### [YOUR INSTRUCTIONS]
Skip all pictures. Write out the data below from its first line through the line that contains "from matplotlib.ticker import FuncFormatter".

### [DATA EXCERPT]
• • • • • • •

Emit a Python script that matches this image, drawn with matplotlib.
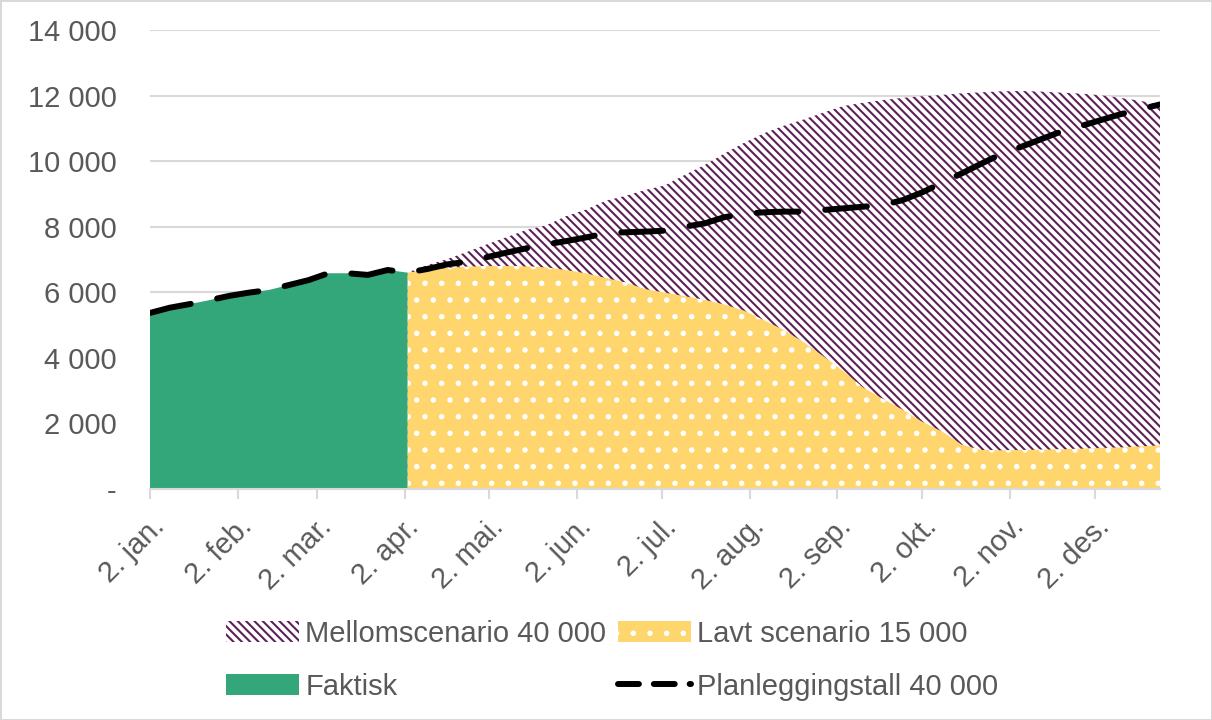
import numpy as np
import matplotlib
matplotlib.use("Agg")
import matplotlib.pyplot as plt
from matplotlib.patches import Patch
from matplotlib.lines import Line2D
from matplotlib.ticker import FuncFormatter

# weekly points (Sundays) through 2022
weeks = np.arange('2022-01-02', '2022-12-26', 7, dtype='datetime64[D]')

faktisk = [5370, 5530, 5640, 5760, 5890, 5990, 6070, 6220, 6370, 6580,
           6580, 6530, 6680, 6600]

lavt = [6600, 6680, 6740, 6780, 6800, 6800, 6790, 6760, 6680, 6580,
        6440, 6300, 6100, 5990, 5880, 5770, 5630, 5440, 5150, 4850,
        4480, 4050, 3600, 3100, 2750, 2420, 2050, 1750, 1350, 1190,
        1180, 1190, 1200, 1210, 1230, 1250, 1270, 1300, 1330]

mellom = [6600, 6830, 7010, 7230, 7460, 7680, 7900, 8040, 8320, 8520,
          8790, 8940, 9120, 9260, 9580, 9880, 10230, 10560, 10850, 11080,
          11270, 11480, 11680, 11780, 11860, 11930, 11980, 12020, 12070, 12100,
          12130, 12140, 12120, 12090, 12060, 12010, 11930, 11840, 11720]

plan = faktisk + [6710, 6850, 6930, 7070, 7210, 7340, 7460, 7560, 7670,
                  7800, 7830, 7850, 7880, 8000, 8100, 8290, 8390, 8440, 8460,
                  8460, 8510, 8560, 8610, 8660, 8810, 9050, 9340, 9630, 9930,
                  10220, 10440, 10670, 10900, 11070, 11250, 11430, 11580, 11730]

tick_dates = np.array(['2022-01-02', '2022-02-02', '2022-03-02', '2022-04-02',
                       '2022-05-02', '2022-06-02', '2022-07-02', '2022-08-02',
                       '2022-09-02', '2022-10-02', '2022-11-02', '2022-12-02'],
                      dtype='datetime64[D]')
tick_labels = ['2. jan.', '2. feb.', '2. mar.', '2. apr.', '2. mai.', '2. jun.',
               '2. jul.', '2. aug.', '2. sep.', '2. okt.', '2. nov.', '2. des.']

green = '#33A67A'
yellow = '#FFD56E'
purple = '#5E2157'
grey = '#595959'

plt.rcParams['font.family'] = ['Liberation Sans', 'DejaVu Sans']
plt.rcParams['hatch.linewidth'] = 1.5
fs = 21

fig = plt.figure(figsize=(12.12, 7.2), dpi=100, edgecolor='#D9D9D9', linewidth=2)
ax = fig.add_axes([150/1212, 1-489/720, 1010/1212, 459/720])

ax.fill_between(weeks[13:], 0, mellom, facecolor='white', edgecolor=purple,
                hatch='\\\\\\\\', linewidth=0, zorder=2)
ax.fill_between(weeks[13:], 0, lavt, facecolor=yellow, edgecolor='white',
                hatch='.', linewidth=0, zorder=3)
ax.fill_between(weeks[:14], 0, faktisk, facecolor=green, linewidth=0, zorder=4)
ax.plot(weeks, plan, color='black', lw=4.3, dashes=(7, 4.5),
        dash_capstyle='round', solid_capstyle='round', zorder=5)

ax.set_xlim(weeks[0], weeks[-1])
ax.set_ylim(0, 14000)
ax.set_yticks(range(0, 14001, 2000))
ax.yaxis.set_major_formatter(FuncFormatter(
    lambda v, p: '-' if v == 0 else f'{int(v):,}'.replace(',', ' ')))
ax.grid(axis='y', color='#D9D9D9', lw=1.5, zorder=0)
ax.set_axisbelow(True)

ax.set_xticks(tick_dates)
ax.set_xticklabels(tick_labels, rotation=45, ha='right', va='top',
                   rotation_mode='anchor')

for s in ['top', 'right', 'left']:
    ax.spines[s].set_visible(False)
ax.spines['bottom'].set_color('#D9D9D9')
ax.spines['bottom'].set_linewidth(1.5)
ax.spines['bottom'].set_zorder(6)
ax.tick_params(axis='y', length=0, pad=24, labelsize=fs, labelcolor=grey)
ax.tick_params(axis='x', length=7, width=1.5, color='#D9D9D9', pad=10,
               labelsize=fs, labelcolor=grey)

handles = [
    Patch(facecolor='white', edgecolor=purple, hatch='\\\\\\\\', linewidth=0),
    Patch(facecolor=green, linewidth=0),
    Patch(facecolor=yellow, edgecolor='white', hatch='.', linewidth=0),
    Line2D([], [], color='black', lw=4.3, dashes=(3.5, 2.5), dash_capstyle='round'),
]
labels = ['Mellomscenario 40 000', 'Faktisk', 'Lavt scenario 15 000',
          'Planleggingstall 40 000']
fig.legend(handles, labels, ncol=2, loc='center', bbox_to_anchor=(0.505, 0.083),
           frameon=False, fontsize=fs, labelcolor=grey, handlelength=2.5,
           handleheight=0.7, handletextpad=0.2, columnspacing=0.4,
           labelspacing=0.85)

fig.savefig('out.png', dpi=100, edgecolor=fig.get_edgecolor())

• • • • • • •

### [SOLUTION FOR THIS EXERCISE]
Emit a Python script that matches this image, drawn with matplotlib.
import numpy as np
import matplotlib
matplotlib.use("Agg")
import matplotlib.pyplot as plt
from matplotlib.patches import Patch
from matplotlib.lines import Line2D
from matplotlib.ticker import FuncFormatter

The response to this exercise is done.